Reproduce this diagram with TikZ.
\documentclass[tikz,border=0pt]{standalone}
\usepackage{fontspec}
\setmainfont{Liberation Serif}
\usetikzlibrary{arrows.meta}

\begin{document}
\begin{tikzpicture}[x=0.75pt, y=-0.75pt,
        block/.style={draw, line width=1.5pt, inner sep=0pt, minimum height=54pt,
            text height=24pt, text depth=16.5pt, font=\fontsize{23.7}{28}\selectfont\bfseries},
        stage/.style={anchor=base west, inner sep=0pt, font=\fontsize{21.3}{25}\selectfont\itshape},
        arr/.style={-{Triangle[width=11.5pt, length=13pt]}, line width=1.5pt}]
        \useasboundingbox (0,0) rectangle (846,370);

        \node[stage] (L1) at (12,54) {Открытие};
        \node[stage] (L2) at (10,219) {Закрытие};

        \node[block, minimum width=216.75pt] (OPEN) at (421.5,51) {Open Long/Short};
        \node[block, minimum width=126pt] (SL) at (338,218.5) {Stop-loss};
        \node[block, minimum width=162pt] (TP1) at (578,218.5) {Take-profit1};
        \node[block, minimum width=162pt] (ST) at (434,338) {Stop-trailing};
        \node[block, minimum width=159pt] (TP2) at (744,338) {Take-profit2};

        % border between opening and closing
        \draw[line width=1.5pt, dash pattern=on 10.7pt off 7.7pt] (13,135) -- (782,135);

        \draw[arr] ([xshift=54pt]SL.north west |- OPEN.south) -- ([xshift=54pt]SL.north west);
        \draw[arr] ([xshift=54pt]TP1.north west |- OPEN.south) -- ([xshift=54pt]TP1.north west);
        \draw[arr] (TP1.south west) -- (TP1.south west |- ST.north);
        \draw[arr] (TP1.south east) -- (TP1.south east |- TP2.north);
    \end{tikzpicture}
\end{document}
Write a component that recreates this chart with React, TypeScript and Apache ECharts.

- Problem to work on -
Your task is to retype all of the records exactly.

- Written response -
Reproduce this diagram with TikZ.
\documentclass[tikz,border=0pt]{standalone}
\usepackage{fontspec}
\setmainfont{Liberation Serif}
\usetikzlibrary{arrows.meta}

\begin{document}
\begin{tikzpicture}[x=0.75pt, y=-0.75pt,
        block/.style={draw, line width=1.5pt, inner sep=0pt, minimum height=54pt,
            text height=24pt, text depth=16.5pt, font=\fontsize{23.7}{28}\selectfont\bfseries},
        stage/.style={anchor=base west, inner sep=0pt, font=\fontsize{21.3}{25}\selectfont\itshape},
        arr/.style={-{Triangle[width=11.5pt, length=13pt]}, line width=1.5pt}]
        \useasboundingbox (0,0) rectangle (846,370);

        \node[stage] (L1) at (12,54) {Открытие};
        \node[stage] (L2) at (10,219) {Закрытие};

        \node[block, minimum width=216.75pt] (OPEN) at (421.5,51) {Open Long/Short};
        \node[block, minimum width=126pt] (SL) at (338,218.5) {Stop-loss};
        \node[block, minimum width=162pt] (TP1) at (578,218.5) {Take-profit1};
        \node[block, minimum width=162pt] (ST) at (434,338) {Stop-trailing};
        \node[block, minimum width=159pt] (TP2) at (744,338) {Take-profit2};

        % border between opening and closing
        \draw[line width=1.5pt, dash pattern=on 10.7pt off 7.7pt] (13,135) -- (782,135);

        \draw[arr] ([xshift=54pt]SL.north west |- OPEN.south) -- ([xshift=54pt]SL.north west);
        \draw[arr] ([xshift=54pt]TP1.north west |- OPEN.south) -- ([xshift=54pt]TP1.north west);
        \draw[arr] (TP1.south west) -- (TP1.south west |- ST.north);
        \draw[arr] (TP1.south east) -- (TP1.south east |- TP2.north);
    \end{tikzpicture}
\end{document}
Write a component that recreates this chart with React, TypeScript and Apache ECharts.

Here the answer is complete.